Africa’s diaspora professionals return home

After a decade of brain drain that has robbed Nigeria and the wider continent of its most talented workers, an increasing number of professionals are returning home. As recession dampens opportunities in the West, what started as a trickle home, triggered by economic growth as Africa’s governments started to deregulate key industries, has now grown to a steady stream.

Skilled professionals from countries including Ghana, Kenya, and Angola are returning home in significant numbers. Redundancies in the financial services industry in London and the US have encouraged returnees, or so-called re-pats, say recruitment agencies specialising in placing Africans in the diaspora in jobs back home.
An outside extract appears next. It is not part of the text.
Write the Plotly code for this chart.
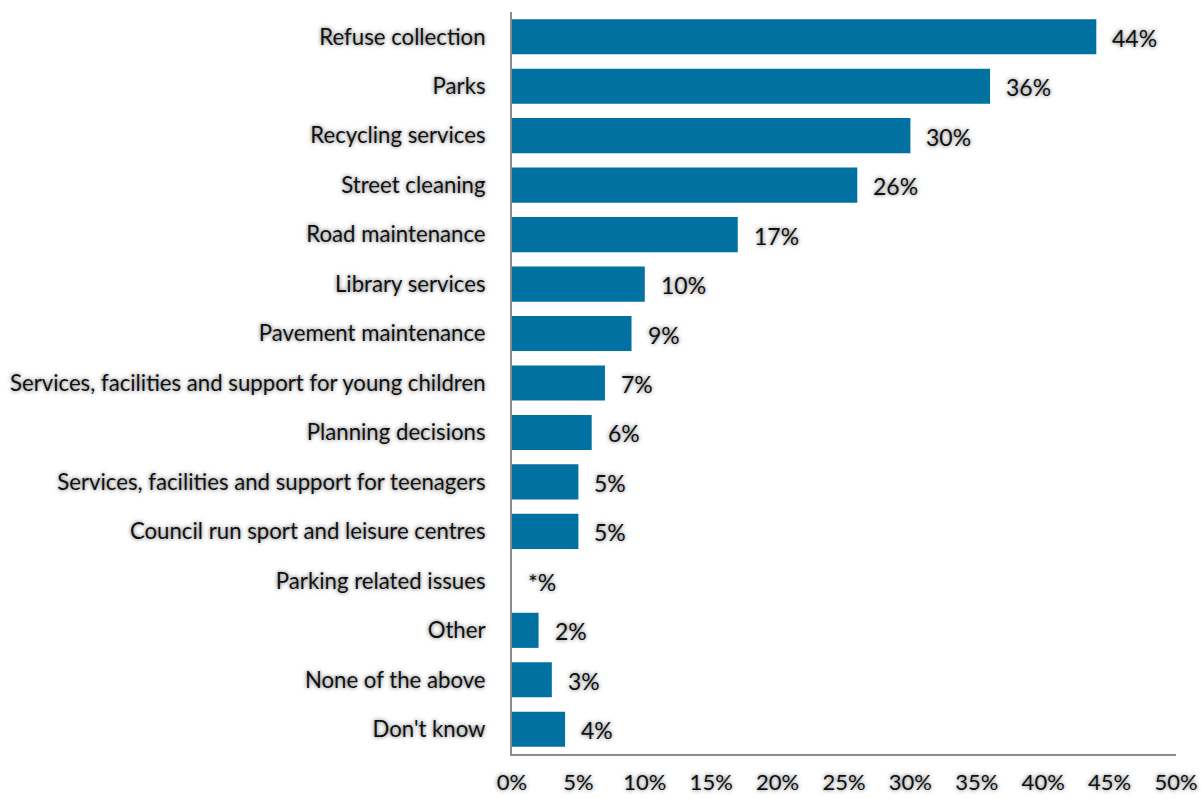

The number of Nigerian expats working in the UK is estimated at 3m, and at 1m in the US. Although there are no firm figures of the exact number of repatriates, the numbers returning are still thought to be small. Nevertheless, it amounts to a ‘brain gain’, helping to reverse the damaging flow of an estimated 30,000 African professionals who leave the continent each year, according to statistics from the International Organisation for Migration.

The Organisation for Economic Cooperation and Development says between 25% and 50% of the college-educated citizens of countries including Ghana, Mozambique, Kenya and Uganda live overseas in OECD countries. This contrasts with just 5% of the skilled citizens of newly emerging powers such as India, China and Brazil opting to do so. Recruitment agencies say returnees are seeking opportunities in the oil sector in Angola. Ghana is also attracting skilled home-comers since it discovered oil in 2007. In Nigeria, financial services and telecoms, as well as new sectors of the economy like manufacturing, fast food and even some dynamic and progressive SMEs, are luring re-pats. Mayo Okunola is two weeks into his new role as general manager of Lagos-based DMTV Nigeria, a subsidiary of South Africa’s MultiChoice, developing TV content for mobile phones.